|Enthalpy of Application|
Warning: The following post may contain weak metaphors and bad analogies. If these are offensive to you or illegal in your jurisdiction, you may want to skip this post.
Like many people who grew up in the forward thinking, happy go-lucky days of the twentieth century when anything seemed possible, I sometimes wonder what happened to all the futuristic luxuries that technology was supposed to have delivered by now. Science fiction promised us flying cars, ray guns, personal robots, and space colonies. I can understand speculative fiction not living up to reality -- after all, nobody has a crystal ball. However, many of us who were involved in software during the early to mid-nineties had some very specific and realistic notions of how computing technology would progress over the coming years, including the following:
- Ubiquitous computing. Computers would fade into the woodwork all around us, and human-computer interaction would take place using natural metaphors instead of clunky terminals. In some ways we're slowly moving in that direction, as powerful computers become embedded into mobile phones and other handheld devices, but we're not there yet.
- Transparent cryptography. Cryptography would be seamlessly integrated into our day-to-day communications. Today, you can use cryptography to communicate with your bank's web site or connect to your office's network in a fairly seamless fashion, but the vision was much broader than this -- all network messaging (email, instant messaging, twitter, etc.) would be encrypted to protect the contents from prying eyes, and digitally signed to provide strong assurance of the authenticity of the sender.
- Natural language processing. By this time we should have been able to verbally interact with our ubiquitous computing infrastructure, asking our computers to "turn off the coffee pot that I accidentally left on," "check on the status of my portfolio," "open the pod bay doors," etc. At present, natural language technology still seems clunky and limited.
- Intelligent agents, micropayments, effective and low-cost telepresence, and many others.
Some of the above ideas exist today in a limited fashion, although none have lived up to the potential that we once envisioned. Some ideas require the overcoming of difficult challenges (such as the ideas related to artificial intelligence: natural language processing and intelligent agents), and others are technically solved to a large degree but have not been refined enough to be successful in consumer applications (transparent cryptography and micropayments, for example). I've been mulling over a theory about why these technologies have either failed to become reality, or haven't lived up to our expectations.In the late twentieth century, technology went through a period of great advancement in capability which outpaced the application of these capabilities as solutions to problems. An entrepreneur who is investigating ideas for a startup company will find a great many tools available, and many unsolved problems. Using existing tools to solve existing problems can be very lucrative, and the entrepreneur will likely chose to deliver these solutions instead of developing new tools. Because there is a finite (although not fixed) amount of innovative energy in the economy, this low-hanging fruit is bound to be picked first. If it's 2004 and you're looking to start a company, which would be more likely to provide a larger and quicker return on investment -- solving the problem of how to richly communicate with friends using established and well-understood web tools (Facebook), or starting an artificial intelligence research and development laboratory that may not bear fruit for years? When the low-hanging fruit becomes scarce, more energy will be spent on the harder problems, and we will be back on track to building the world of tomorrow.
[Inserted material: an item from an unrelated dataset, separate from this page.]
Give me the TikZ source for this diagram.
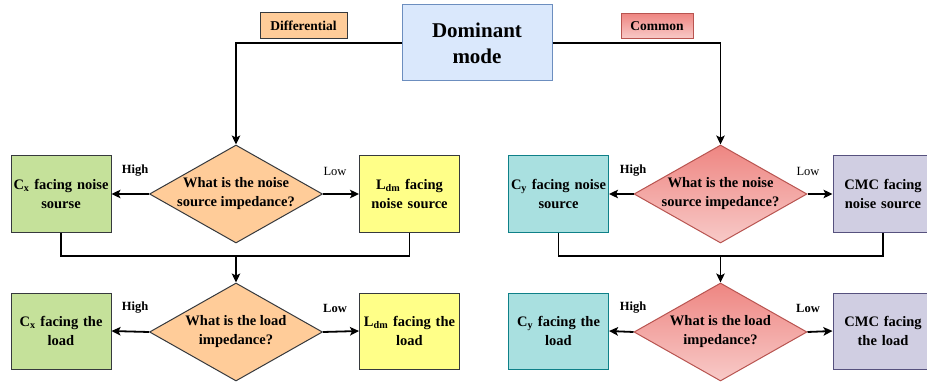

And now, it's time for the bad analogy you've been waiting for. When I think about the temporary diversion of efforts into applications instead of new technologies, I can't seem to shake from my head a graph from high school chemistry class showing enthalpy of vaporization. (Enthalpy can be very roughly defined as the heat content of a thermodynamic system.) When you add energy (heat) to water, its temperature will increase continuously in proportion to the amount of energy added -- until it reaches the boiling point (201°F at any reasonable elevation), at which time the energy is redirected towards the "enthalpy of vaporization" (also called the "heat of evaporation") and the temperature flatlines at the boiling point until vaporization is complete and the energy can once again be used towards increasing the temperature, as seen in this graph:
In a similar fashion, it seems that the technology industry has been in a sort of "enthalpy of application" where energy (effort) has been redirected towards application, and the technology "temperature" has not risen much:
Before anybody accuses me of being hostile towards Web 2.0 companies, let it be clear that I think putting effort into using existing tools to solve problems is just fine and dandy, and this is the natural order of things. (Even if my graphs seem to imply that Facebook is the ramen noodles of technology.) However, it never hurts to try to make sense of these trends. If the current economic downturn begins drying up the low-hanging fruit prematurely, it may be a good idea to begin looking into the grand challenges and long-term endeavors. I'm personally looking forward to working on some of these challenges in the years ahead.